Nicht den Spezialisten, aber dem allgemeinen Publikum muss man heute erklären, wer Lionel Hampton gewesen ist. Im Januar 1958, als diese Aufnahme im Musiksaal des Basler Stadtcasinos gemacht wurde, war dies nicht nötig. Hampton, damals bereits seit drei Jahrzehnten auf den Bühnen der Welt, war ins­besondere auf dem Vibrafon ein Star, und seine Musik entsprach einem starken ­Bedürfnis der Zeit. Dem Bedürfnis nach Anderem, nach Neuem, nach Modernem, nach ­Alternativem. Das Bedürfnis mag bei jedem Einzelnen vorhanden gewesen sein. Doch in der gleich­gestimmten Gruppe und bei dieser Musik liess es sich besser ausleben: in fried­licher und heiterer Ausgelassenheit.

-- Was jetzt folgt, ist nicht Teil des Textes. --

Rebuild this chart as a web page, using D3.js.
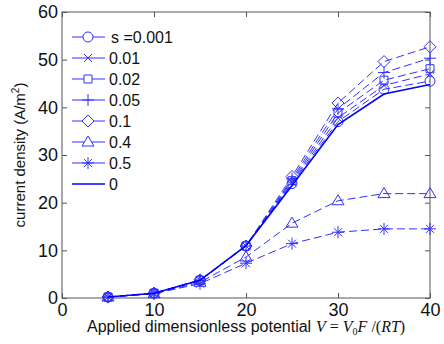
<!DOCTYPE html>
<html>
<head>
<meta charset="utf-8">
<script src="https://cdn.jsdelivr.net/npm/d3@7"></script>
<style>
  body { margin: 0; background: #fff; }
  svg { display: block; }
</style>
</head>
<body>
<div id="chart"></div>
<script>
// potentials where current density was computed
const potentials = [5, 10, 15, 20, 25, 30, 35, 40]

const seriesNames = ['s =0.001', '0.01', '0.02', '0.05', '0.1', '0.4', '0.5', '0']
const seriesMarkers = ['circle', 'x', 'square', 'plus', 'diamond', 'triangle', 'star', 'none']

const s0001 = [0.2, 1.0, 3.7, 10.9, 24.0, 37.0, 43.8, 45.5]
const s001 = [0.2, 1.0, 3.7, 10.9, 24.3, 37.8, 44.6, 47.0]
const s002 = [0.2, 1.0, 3.7, 10.9, 24.6, 38.8, 45.7, 48.1]
const s005 = [0.2, 1.0, 3.7, 10.9, 25.0, 39.7, 47.3, 50.3]
const s01 = [0.2, 1.0, 3.8, 10.9, 25.5, 40.9, 49.6, 52.7]
const s04 = [0.2, 0.9, 3.3, 8.6, 15.7, 20.4, 21.9, 21.9]
const s05 = [0.2, 0.9, 3.0, 7.3, 11.4, 13.8, 14.5, 14.5]
const s0 = [0.2, 1.0, 3.7, 11.0, 23.6, 36.4, 42.8, 44.8]
const seriesValues = [s0001, s001, s002, s005, s01, s04, s05, s0]

const xTicks = [0, 10, 20, 30, 40]
const yTicks = [0, 10, 20, 30, 40, 50, 60]

const width = 444
const height = 344
const margin = { top: 12, right: 14, bottom: 46, left: 62 }
const innerW = width - margin.left - margin.right
const innerH = height - margin.top - margin.bottom

const blue = '#0000ff'
const dashBlue = '#3030ff'

const svg = d3.select('#chart').append('svg')
  .attr('width', width)
  .attr('height', height)
  .style('font-family', 'Arial, "Liberation Sans", sans-serif')

const x = d3.scaleLinear().domain([0, 40]).range([margin.left, margin.left + innerW])
const y = d3.scaleLinear().domain([0, 60]).range([margin.top + innerH, margin.top])

// axes with inward ticks on all four sides
const axisColor = '#555'
function styleAxis(g) {
  g.select('.domain').remove()
  g.selectAll('.tick line').attr('stroke', axisColor)
  g.selectAll('.tick text').attr('fill', '#111').attr('font-size', 18)
}

svg.append('g')
  .attr('transform', `translate(0,${margin.top + innerH})`)
  .call(d3.axisBottom(x).tickValues(xTicks).tickSizeInner(-5).tickSizeOuter(0).tickPadding(5))
  .call(styleAxis)

svg.append('g')
  .attr('transform', `translate(0,${margin.top})`)
  .call(d3.axisTop(x).tickValues(xTicks).tickSizeInner(-5).tickSizeOuter(0).tickFormat(''))
  .call(styleAxis)

svg.append('g')
  .attr('transform', `translate(${margin.left},0)`)
  .call(d3.axisLeft(y).tickValues(yTicks).tickSizeInner(-5).tickSizeOuter(0).tickPadding(4))
  .call(styleAxis)

svg.append('g')
  .attr('transform', `translate(${margin.left + innerW},0)`)
  .call(d3.axisRight(y).tickValues(yTicks).tickSizeInner(-5).tickSizeOuter(0).tickFormat(''))
  .call(styleAxis)

svg.append('rect')
  .attr('x', margin.left)
  .attr('y', margin.top)
  .attr('width', innerW)
  .attr('height', innerH)
  .attr('fill', 'none')
  .attr('stroke', axisColor)
  .attr('stroke-width', 1)

// marker shapes, drawn as paths centred at 0,0
function markerPath(kind) {
  const r = 5
  switch (kind) {
    case 'circle': return d3.symbol(d3.symbolCircle, Math.PI * r * r)()
    case 'square': return `M${-4},${-4}H4V4H-4Z`
    case 'diamond': return `M0,${-6}L6,0L0,6L-6,0Z`
    case 'triangle': return `M0,${-6}L6,4L-6,4Z`
    case 'x': return 'M-4,-4L4,4M-4,4L4,-4'
    case 'plus': return 'M-6,0H6M0,-6V6'
    case 'star': return 'M-6,0H6M0,-6V6M-4,-4L4,4M-4,4L4,-4'
    default: return null
  }
}

const line = d3.line().x((d) => x(d[0])).y((d) => y(d[1]))

const plot = svg.append('g')

seriesNames.forEach((name, i) => {
  const pts = potentials.map((p, j) => [p, seriesValues[i][j]])
  const solid = seriesMarkers[i] === 'none'
  plot.append('path')
    .datum(pts)
    .attr('d', line)
    .attr('fill', 'none')
    .attr('stroke', solid ? blue : dashBlue)
    .attr('stroke-width', solid ? 1.6 : 1)
    .attr('stroke-dasharray', solid ? null : '8,4')

  const mp = markerPath(seriesMarkers[i])
  if (mp) {
    plot.append('g')
      .selectAll('path')
      .data(pts)
      .join('path')
      .attr('transform', (d) => `translate(${x(d[0])},${y(d[1])})`)
      .attr('d', mp)
      .attr('fill', 'none')
      .attr('stroke', dashBlue)
      .attr('stroke-width', 1)
  }
})

// legend
const legend = svg.append('g').attr('transform', 'translate(72,37)')
seriesNames.forEach((name, i) => {
  const row = legend.append('g').attr('transform', `translate(0,${i * 21})`)
  const solid = seriesMarkers[i] === 'none'
  row.append('line')
    .attr('x1', 0).attr('x2', 33)
    .attr('stroke', solid ? blue : dashBlue)
    .attr('stroke-width', solid ? 1.6 : 1)
  const mp = markerPath(seriesMarkers[i])
  if (mp) {
    row.append('path')
      .attr('transform', 'translate(16,0)')
      .attr('d', mp)
      .attr('fill', '#fff')
      .attr('stroke', dashBlue)
      .attr('stroke-width', 1)
  }
  row.append('text')
    .attr('x', i === 0 ? 39 : 37)
    .attr('dy', '0.36em')
    .attr('font-size', 16)
    .attr('fill', '#111')
    .text(name)
})

// y axis label
const yLab = svg.append('text')
  .attr('transform', `translate(25,${margin.top + innerH / 2}) rotate(-90)`)
  .attr('text-anchor', 'middle')
  .attr('font-size', 15)
  .attr('fill', '#111')
yLab.append('tspan').text('current density (A/m')
yLab.append('tspan').attr('font-size', 10).attr('dy', -6).text('2')
yLab.append('tspan').attr('dy', 6).text(')')

// x axis label
svg.append('text')
  .attr('x', 87)
  .attr('y', 332)
  .attr('font-size', 16)
  .attr('fill', '#111')
  .text('Applied dimensionless potential')

const mathT = svg.append('text')
  .attr('x', 316)
  .attr('y', 332)
  .attr('font-size', 16)
  .attr('font-family', '"Liberation Serif", "Times New Roman", serif')
  .attr('fill', '#111')
mathT.append('tspan').attr('font-style', 'italic').text('V')
mathT.append('tspan').text(' = ')
mathT.append('tspan').attr('font-style', 'italic').text('V')
mathT.append('tspan').attr('font-size', 10).attr('dy', 3).text('0')
mathT.append('tspan').attr('dy', -3).attr('font-style', 'italic').text('F')
mathT.append('tspan').text(' /(')
mathT.append('tspan').attr('font-style', 'italic').text('RT')
mathT.append('tspan').text(')')
</script>
</body>
</html>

Dieses Bedürfnis wurde in der Welt der Töne und Rhythmen zuerst ausgelebt. Ganz ­offensichtlich noch gar nicht in der Art, sich zu kleiden. Auffallend viele tragen Kittel, weisse Hemden und Krawatten. Aber ihre Körper ­suchen Anschluss an die Musik, gehen mit ihr eine Gemeinschaft ein. Nicht so einfach zu ­beantworten ist die Frage, warum es mehr Männer als Frauen im Publikum hat.

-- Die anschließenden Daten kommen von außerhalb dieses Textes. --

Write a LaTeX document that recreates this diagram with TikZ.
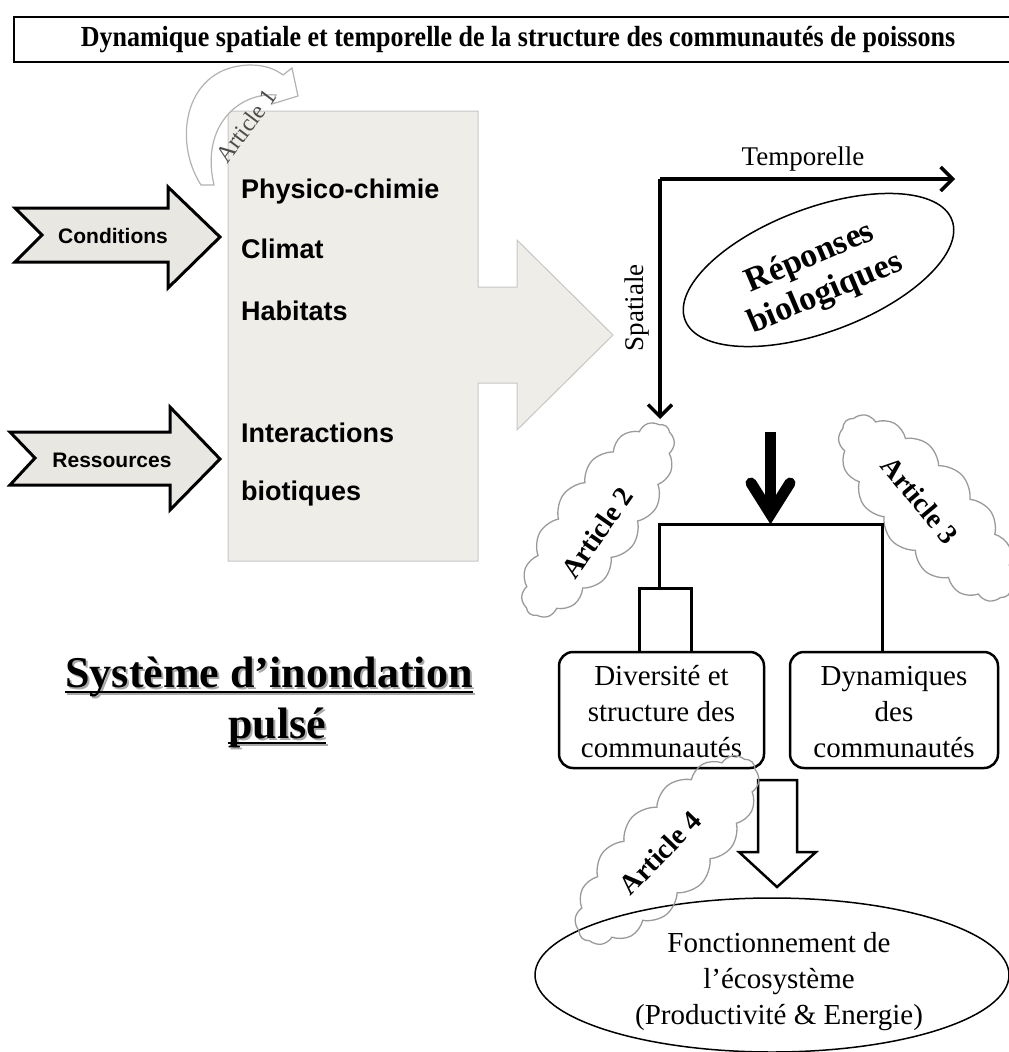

Die Körper suchen Anschluss an die Musik, gehen mit ihr eine Gemeinschaft ein.

Aber alle sind sie in einem Alter, das man als jugendlich bezeichnen kann, zumal sie sich «jugendlich» verhalten: exaltiert, viele den Mund zum Schrei geöffnet, die Hände in die Höhe gereckt. Am unteren Bildrand, etwas einsam und brav, aber doch dabei, ein besonders jung wirkender Mann: Markus Mohler, der später, nach dem Jus-Studium und einer Akademieausbildung in den USA, Polizeikommandant von Basel-Stadt werden sollte.

Ein knappes Jahrzehnt später (im April 1967) hätte der Fotograf andere Bilder festhalten können: einen Berg zertrümmerter Stühle, allerdings nicht in Basel, sondern in Zürich, nicht bei Lionel Hampton, sondern bei den Rolling Stones, begleitet von einem harten Polizeieinsatz. Dies nach einem kulturellen Sprung vom Jazz, der trotz seiner unklassischen Art eine hochdisziplinierte Musik und kaum auf elektronische Verstärkung angewiesen ist, in eine Musik, die mit ihren wuchtigen Megatönen in ebenfalls kunstvoller Weise barbarisch sein wollte und dem Publikum die ersehnte Überwältigung bot.